## Stored dataset items
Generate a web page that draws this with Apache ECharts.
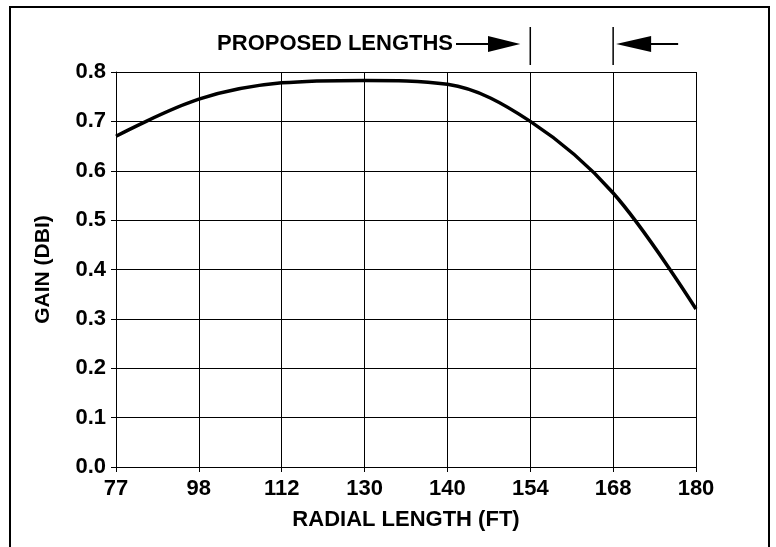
<!DOCTYPE html>
<html>
<head>
<meta charset="utf-8">
<script src="https://cdn.jsdelivr.net/npm/echarts@6/dist/echarts.min.js"></script>
<style>
  html, body { margin: 0; padding: 0; background: #fff; }
  #chart { width: 776px; height: 547px; }
</style>
</head>
<body>
<div id="chart"></div>
<script>
// radial length (ft) categories, evenly spaced on the chart
const lengths = ['77', '98', '112', '130', '140', '154', '168', '180']
// gain (dBi) at each length
const gain = [0.67, 0.745, 0.778, 0.783, 0.775, 0.70, 0.555, 0.32]
// the two proposed lengths marked above the plot
const proposed = ['154', '168']

const font = '"Liberation Sans", Arial, sans-serif'

const myChart = echarts.init(document.getElementById('chart'))

const option = {
  backgroundColor: '#fff',
  animation: false,
  grid: {
    left: 116,
    right: 80,
    top: 72,
    bottom: 80
  },
  xAxis: {
    type: 'category',
    data: lengths,
    boundaryGap: false,
    name: 'RADIAL LENGTH (FT)',
    nameLocation: 'middle',
    nameGap: 42,
    nameTextStyle: { color: '#000', fontFamily: font, fontWeight: 'bold', fontSize: 22 },
    axisLine: { lineStyle: { color: '#000', width: 1 } },
    axisTick: { show: true, length: 5, lineStyle: { color: '#000' } },
    axisLabel: { color: '#000', fontFamily: font, fontWeight: 'bold', fontSize: 22, margin: 11 },
    splitLine: { show: true, lineStyle: { color: '#000', width: 1 } }
  },
  yAxis: {
    type: 'value',
    min: 0,
    max: 0.8,
    interval: 0.1,
    name: 'GAIN (DBI)',
    nameLocation: 'middle',
    nameGap: 62,
    nameTextStyle: { color: '#000', fontFamily: font, fontWeight: 'bold', fontSize: 21 },
    axisLine: { show: true, lineStyle: { color: '#000', width: 1 } },
    axisTick: { show: true, length: 5, lineStyle: { color: '#000' } },
    axisLabel: {
      color: '#000', fontFamily: font, fontWeight: 'bold', fontSize: 22, margin: 10,
      formatter: v => v.toFixed(1)
    },
    splitLine: { show: true, lineStyle: { color: '#000', width: 1 } }
  },
  series: [
    {
      type: 'line',
      data: gain,
      smooth: 0.35,
      showSymbol: false,
      lineStyle: { color: '#000', width: 3.5 }
    }
  ]
}
myChart.setOption(option)

// annotations above the plot, placed from the axis scale
const xa = myChart.convertToPixel({ xAxisIndex: 0 }, proposed[0])
const xb = myChart.convertToPixel({ xAxisIndex: 0 }, proposed[1])
const ay = 44
myChart.setOption({
  graphic: [
    {
      type: 'rect', silent: true,
      shape: { x: 10, y: 7, width: 759, height: 560 },
      style: { fill: 'none', stroke: '#000', lineWidth: 2 }
    },
    {
      type: 'line', shape: { x1: xa, y1: 27, x2: xa, y2: 65 },
      style: { stroke: '#000', lineWidth: 1.5 }
    },
    {
      type: 'line', shape: { x1: xb, y1: 27, x2: xb, y2: 65 },
      style: { stroke: '#000', lineWidth: 1.5 }
    },
    {
      type: 'text',
      style: {
        text: 'PROPOSED LENGTHS', x: 453, y: ay, align: 'right', verticalAlign: 'middle',
        fill: '#000', font: 'bold 22px ' + font
      }
    },
    {
      type: 'line', shape: { x1: 456, y1: ay, x2: 492, y2: ay },
      style: { stroke: '#000', lineWidth: 2 }
    },
    {
      type: 'polygon', shape: { points: [[488, ay - 8], [xa - 10, ay], [488, ay + 8]] },
      style: { fill: '#000' }
    },
    {
      type: 'polygon', shape: { points: [[xb + 3, ay], [xb + 38, ay - 8], [xb + 38, ay + 8]] },
      style: { fill: '#000' }
    },
    {
      type: 'line', shape: { x1: xb + 36, y1: ay, x2: xb + 65, y2: ay },
      style: { stroke: '#000', lineWidth: 2 }
    }
  ]
})
</script>
</body>
</html>
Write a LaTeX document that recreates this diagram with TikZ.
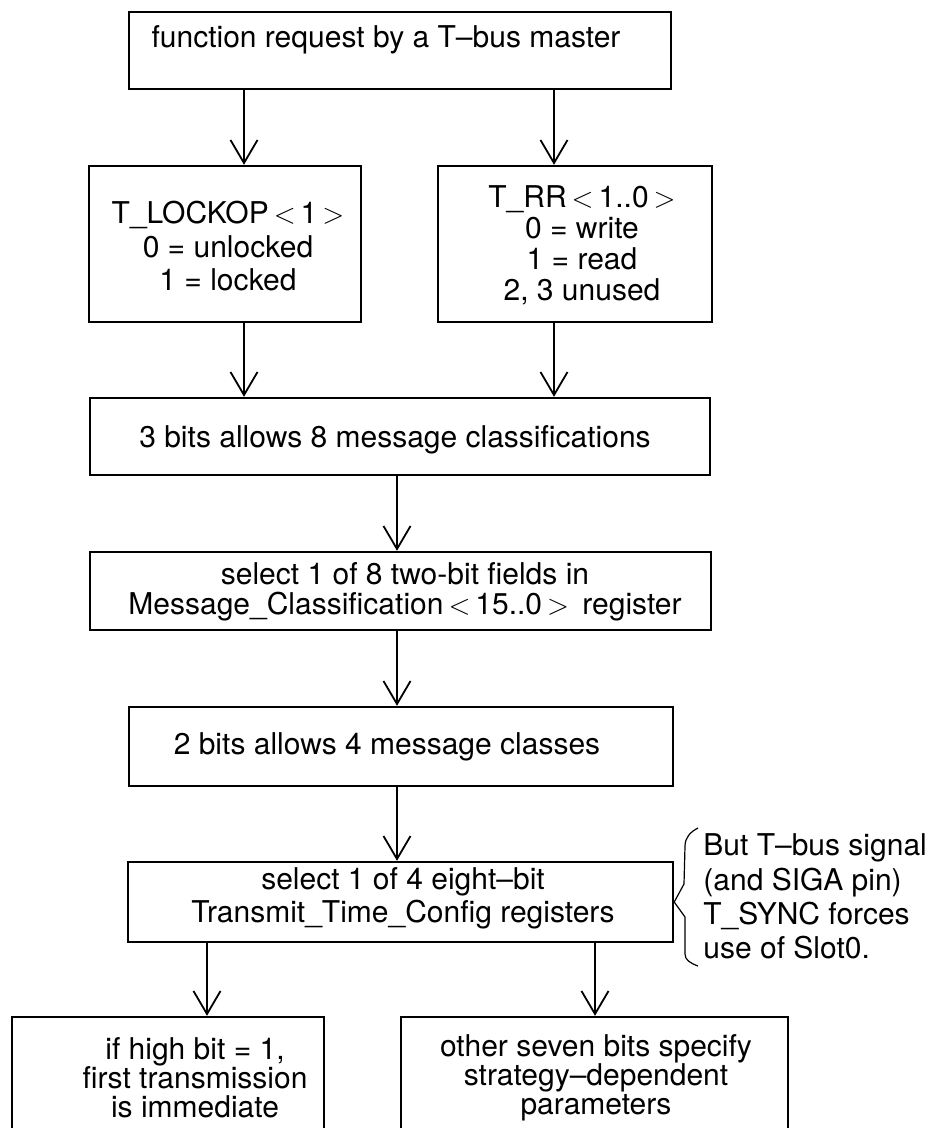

## Set exercise
Work out how many lines of the listing above include the word "document". Reply with nothing but the count.

## Task result
2